Bien qu’efficace, la narration déployée par Matthias Linda ne se montre pas épargnée de quelques maladresses. En effet, à force de vouloir rendre haletante son aventure, Chained Echoes se perd dans un schéma révélation-trahison répété ad nauseam, qui finit par ne plus surprendre. Un écueil que l’on peut retrouver dans le nombre d’acteurs, tellement élevé qu’il est compliqué d’offrir à chacun d’entre-eux la même consistance, la même finesse. D’autant que, comme nous l’évoquions précédemment, le titre allemand est animé par cette volonté de placer équitablement tout le casting sous le feu des projecteurs. Une intention louable mais qui exige une qualité d’écriture forte pour tenir sur la durée. Ici, il arrive que nos héros s’abandonnent à quelques bafouilles creuses et sans saveur, car ils doivent coûte que coûte intervenir dans chaque saynète. Ne nous y trompons pas, l’histoire de Chained Echoes reste très agréable à suivre et bien plus développée que dans d’autres jeux d’un genre identique, mais Matthias Linda aurait pu encore plus aiguiser son récit en privilégiant la qualité à la quantité.

À première vue, les ardents pratiquants de jeu de rôle japonais seront peu surpris par les mécaniques mises en avant par Chained Echoes. On y retrouve des combats au tour par tour, des sorts tonitruants et des classes de personnage plus ou moins offensives. Là où le titre allemand fait preuve d’une première originalité, c’est en permettant à nos protagonistes de récupérer tous leurs points de vie à la fin d’une bataille. Ainsi, la difficulté se montre assez relevée pour obliger le joueur à appréhender chaque accrochage avec stratégie. Pas la peine d’espérer rétamer les monstres qui nous font face grâce à une magie surpuissante : cela ne marche pas, même en dehors des empoignades contre les boss. C’est au contraire en s’appuyant sur la complémentarité de nos héros — jusqu’à huit jouables dans une même escarmouche, avec un système de rotation à la Final Fantasy X — et sur un usage dosé de leurs capacités — car les points de mana sont limités — que nous pouvons sortir facilement vainqueurs d’une échauffourée.

CHAIned echoes imite, mais il le fait bien


La seconde fantaisie de Chained Echoes vient de la mise en place d’un système de synergie lors des altercations. Pour la faire simple, une barre synergique s’emplit et se désemplit au gré de l’utilisation de nos compétences.
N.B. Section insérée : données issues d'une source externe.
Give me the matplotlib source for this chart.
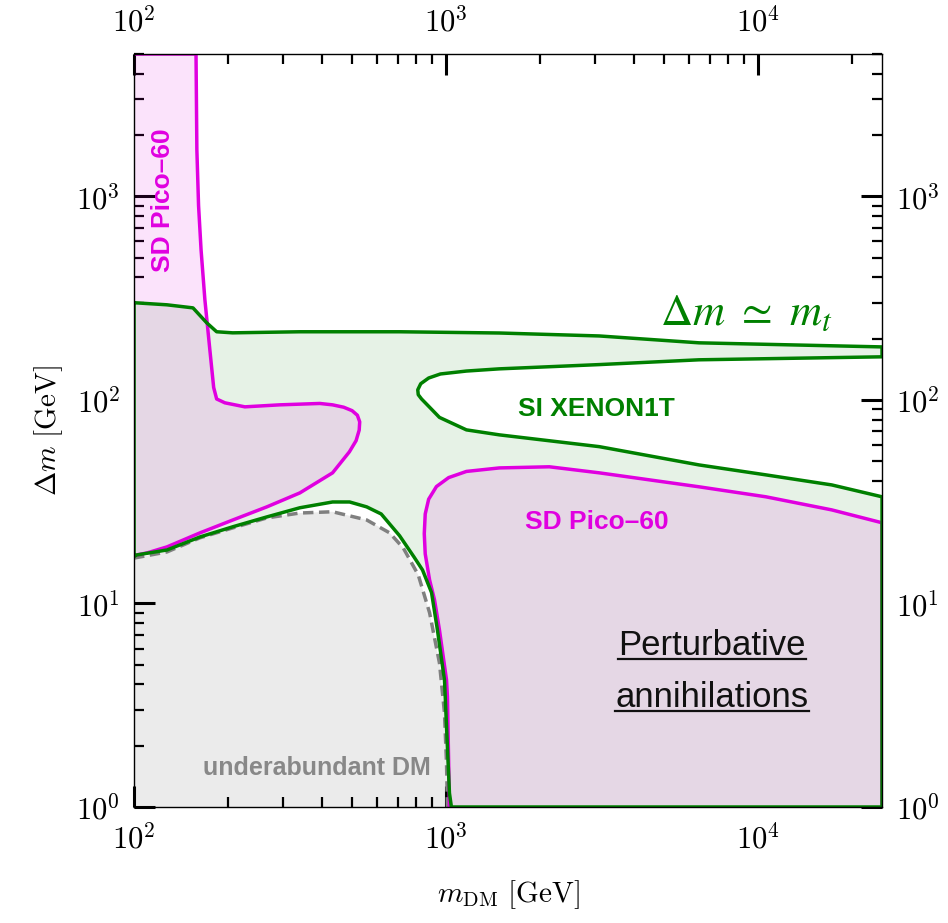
import numpy as np
import matplotlib.pyplot as plt
from matplotlib.ticker import LogLocator, FuncFormatter, NullFormatter
from matplotlib.lines import Line2D

plt.rcParams['mathtext.fontset'] = 'cm'

# underabundant DM boundary (dashed)
m_under = [100, 127.5, 162.6, 207.4, 266.5, 340, 433, 557, 660, 730, 815, 886, 953, 989, 1004, 1011]
dm_under = [16.7, 17.9, 21.0, 23.5, 26.3, 27.8, 28.2, 25.7, 22.2, 18.7, 13.8, 9.0, 5.1, 2.9, 1.65, 1.0]

# SI XENON1T exclusion boundary
m_xe_up = [100, 127.5, 154.5, 171, 184, 207, 340, 710, 1483, 3100, 6475, 25000]
dm_xe_up = [300, 293, 283, 239, 216, 213.4, 216, 216, 213, 206, 190.6, 182]
m_tongue = [25000, 6475, 3100, 1483, 1163, 960, 880, 830, 812, 815, 835, 880, 953, 1163, 1483, 3100, 6475, 10607, 17250, 25000]
dm_tongue = [162.7, 157.3, 149, 142, 138.5, 134, 128, 120, 112, 106, 101, 93, 82, 71.2, 67.3, 58.9, 47.9, 42.8, 38.2, 33.4]
m_xe_low = [100, 102, 127.5, 162.6, 207.4, 266.5, 340, 433, 491, 557, 620, 710, 790, 841, 899, 939, 989, 1026, 1041]
dm_xe_low = [17.0, 17.3, 18.3, 21.2, 23.8, 26.6, 29.5, 31.5, 31.5, 29.8, 27.5, 21.5, 16.9, 14.6, 11.3, 7.4, 4.2, 1.17, 1.0]

# SD Pico-60 exclusion boundaries
m_pico_l = [100, 158, 159, 161, 164, 168.7, 175, 180, 184, 195.5, 226.6, 293, 394, 433, 470, 500, 520, 529, 527, 515, 490, 433, 340, 266.5, 207.4, 162.6, 127.5, 110, 100]
dm_pico_l = [5000, 5000, 1693, 900, 546, 310, 176, 115, 101, 96.7, 92.4, 94.5, 96, 94.5, 92, 88.5, 84, 78, 71, 63, 55.5, 43.8, 34.9, 29.8, 25.7, 22.2, 18.95, 17.7, 17.2]
m_pico_r = [1026, 1011, 1004, 953, 919, 886, 858, 852, 858, 880, 932, 1020, 1163, 1483, 2144, 3099, 6475, 10607, 17250, 25000, 25000]
dm_pico_r = [1.0, 3.47, 4.21, 7.41, 10.4, 13.05, 17.5, 22, 27.5, 32.5, 37.5, 41.5, 44.5, 46.3, 46.9, 43.8, 37.4, 33.4, 28.8, 24.9, 1.0]

green = '#008000'
magenta = '#e000e0'

fig = plt.figure(figsize=(9.48, 9.23), dpi=100)
ax = fig.add_axes([0.1414, 0.1257, 0.789, 0.8158])
ax.set_xscale('log')
ax.set_yscale('log')
ax.set_xlim(100, 25000)
ax.set_ylim(1, 5000)

# underabundant region
ux = [100] + m_under + [100]
uy = [dm_under[0]] + dm_under + [1]
ax.fill(ux, uy, color='#ebebeb', lw=0, zorder=1)
ax.plot(m_under, dm_under, color='#808080', lw=2.5, ls=(0, (3, 1.6)), zorder=4)

# XENON1T region
gx = m_xe_up + m_tongue + [25000, 1041] + m_xe_low[::-1] + [100]
gy = dm_xe_up + dm_tongue + [1, 1] + dm_xe_low[::-1] + [300]
ax.fill(gx, gy, color='#e6f2e6', lw=0, zorder=2)

# Pico-60 regions
for px, py in [(m_pico_l, dm_pico_l), (m_pico_r, dm_pico_r)]:
    ax.fill(px, py, color=magenta, alpha=0.11, lw=0, zorder=3)
    ax.plot(px, py, color=magenta, lw=2.5, zorder=5)

ax.plot(gx, gy, color=green, lw=2.5, zorder=6)

# ticks
ax.tick_params(which='both', direction='in', top=True, right=True,
               labeltop=True, labelright=True, labelsize=22, zorder=10)
ax.tick_params(which='major', length=15, width=2.2)
ax.tick_params(which='minor', length=7, width=1.6)
ax.tick_params(axis='x', which='major', pad=12)
ax.tick_params(axis='y', which='major', pad=10)
ax.xaxis.set_major_locator(LogLocator(base=10))
ax.yaxis.set_major_locator(LogLocator(base=10))
ax.xaxis.set_minor_locator(LogLocator(base=10, subs=np.arange(2, 10)))
ax.yaxis.set_minor_locator(LogLocator(base=10, subs=np.arange(2, 10)))
fmt = FuncFormatter(lambda v, p: r'$10^{%d}$' % round(np.log10(v)))
ax.xaxis.set_major_formatter(fmt)
ax.yaxis.set_major_formatter(fmt)
ax.xaxis.set_minor_formatter(NullFormatter())
ax.yaxis.set_minor_formatter(NullFormatter())
for s in ax.spines.values():
    s.set_linewidth(1.0)
    s.set_zorder(8)

ax.set_xlabel(r'$m_{\mathrm{DM}}\ [\mathrm{GeV}]$', fontsize=21)
ax.set_ylabel(r'$\Delta m\ [\mathrm{GeV}]$', fontsize=21)
ax.xaxis.set_label_coords(0.5, -0.094)
ax.yaxis.set_label_coords(-0.092, 0.5)

# annotations
bold = dict(family='Liberation Sans', fontweight='bold', fontsize=19)
ax.text(123.8, 961, 'SD Pico\u201360', color=magenta, rotation=90,
        ha='center', va='center', zorder=7, **bold)
ax.text(3031, 89.8, 'SI XENON1T', color=green, ha='center', va='center', zorder=7, **bold)
ax.text(3053, 25.0, 'SD Pico\u201360', color=magenta, ha='center', va='center', zorder=7, **bold)
ax.text(386, 1.56, 'underabundant DM', color='#888888', ha='center', va='center',
        zorder=7, family='Liberation Sans', fontweight='bold', fontsize=18)
ax.text(9155, 233.7, r'$\Delta m\ \simeq\ m_t$', color=green, ha='center', va='baseline',
        fontsize=32, math_fontfamily='stix', zorder=7)

words = []
for txt, yy in [('Perturbative', 5.58), ('annihilations', 3.10)]:
    t = ax.text(7126, yy, txt, ha='center', va='baseline', fontsize=25,
                family='Liberation Sans', color='#111111', zorder=7)
    words.append((t, yy))

fig.canvas.draw()
inv = fig.transFigure.inverted()
for t, yy in words:
    bb = t.get_window_extent()
    base = ax.transData.transform((7126, yy))[1] - 4
    (x0, y0) = inv.transform((bb.x0, base))
    (x1, _) = inv.transform((bb.x1, base))
    fig.add_artist(Line2D([x0, x1], [y0, y0], color='#111111', lw=1.6))

fig.savefig('out.png', dpi=100)
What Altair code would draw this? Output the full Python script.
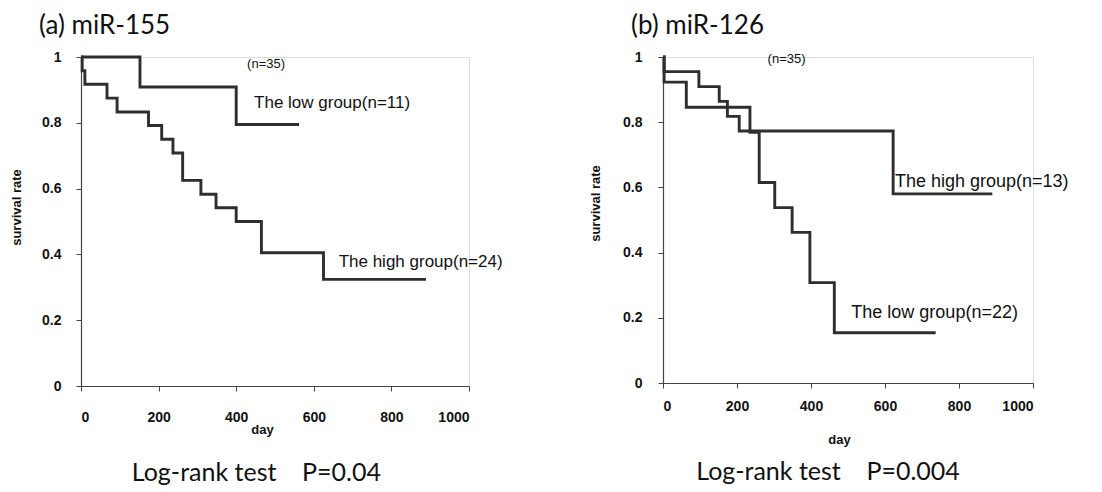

Le but est de la maintenir à un niveau ni trop bas, ni trop élevé, pour que nos héros restent en synergie, ce qui leur permet d’infliger et d’encaisser (beaucoup) plus de points de dégât. Ce numéro d’équilibriste permanent ajoute un certain dynamisme aux combats, puisqu’il nous empêche de marteler tel un automate les attaques les plus puissantes du jeu. Enfin, Mathias Linda arguera qu’une dernière excentricité émaille son bébé, puisqu’il est possible à mi-parcours d’enfiler les chausses d’armures célestes — ou dit plus vulgairement de « méchas ». Mais à part mettre en scène des affrontements plus spectaculaires et régaler les fanas de géants métalliques, cet ajout ne change pas grand-chose à la jouabilité du titre.

Outre la castagne, Chained Echoes offre de belles heures d’exploration, dans un monde ouvert qui regorge de secrets. Passages dissimulés dans le paysage, trésors enfouis sous terre, chasse aux monstres : voilà ce qui attendra l’obsessif capable d’éplucher attentivement chaque environnement. Surtout que les cartes sont grandes et parées d’un pixel art du meilleur goût auquel on peut juste reprocher un léger manque d’audace artistique, malgré un univers steampunk accrocheur. Au-delà de dénicher du loot et de la monnaie sonnante, jouer les Magellan permet aussi de recruter des PNJs disséminés ça et là. Car comme dans l’illustre saga des Suikoden, on se retrouve bien vite à devoir gérer une base rebelle, qui grandit et évolue au gré des recrutements. Décidément, ce Chained Echoes sait comment flatter ce doux sentiment de nostalgie.

Aux avides de jeu de rôle japonais, ce Chained Echoes s’érigera telle une madeleine de Proust, tant il s’inspire de titres incontournables qui ont su, en leur temps, structurer notre imaginaire. Bien que mettant en avant un gameplay somme toute classique, la première œuvre de Mathias Linda récite ses gammes avec une belle efficacité, grâce à des pugilats retors et une exploration à l’honneur. Mais c’est surtout l’ambitieuse écriture de Chained Echoes qui surprend, car elle est agrémentée d’enjeux matures et d’une géopolitique étonnamment inventive. Tout n’est pas parfait bien sûr — la narration pèche parfois par gourmandise, en démultipliant les révélations scénaristiques —, mais ce parti pris se montre rafraîchissant, à l’heure où de nombreux JRPG se contentent de raconter des histoires gavées des mêmes clichés. Voilà un effort qui mérite récompense, avec la première sélection GSS de l’année 2023.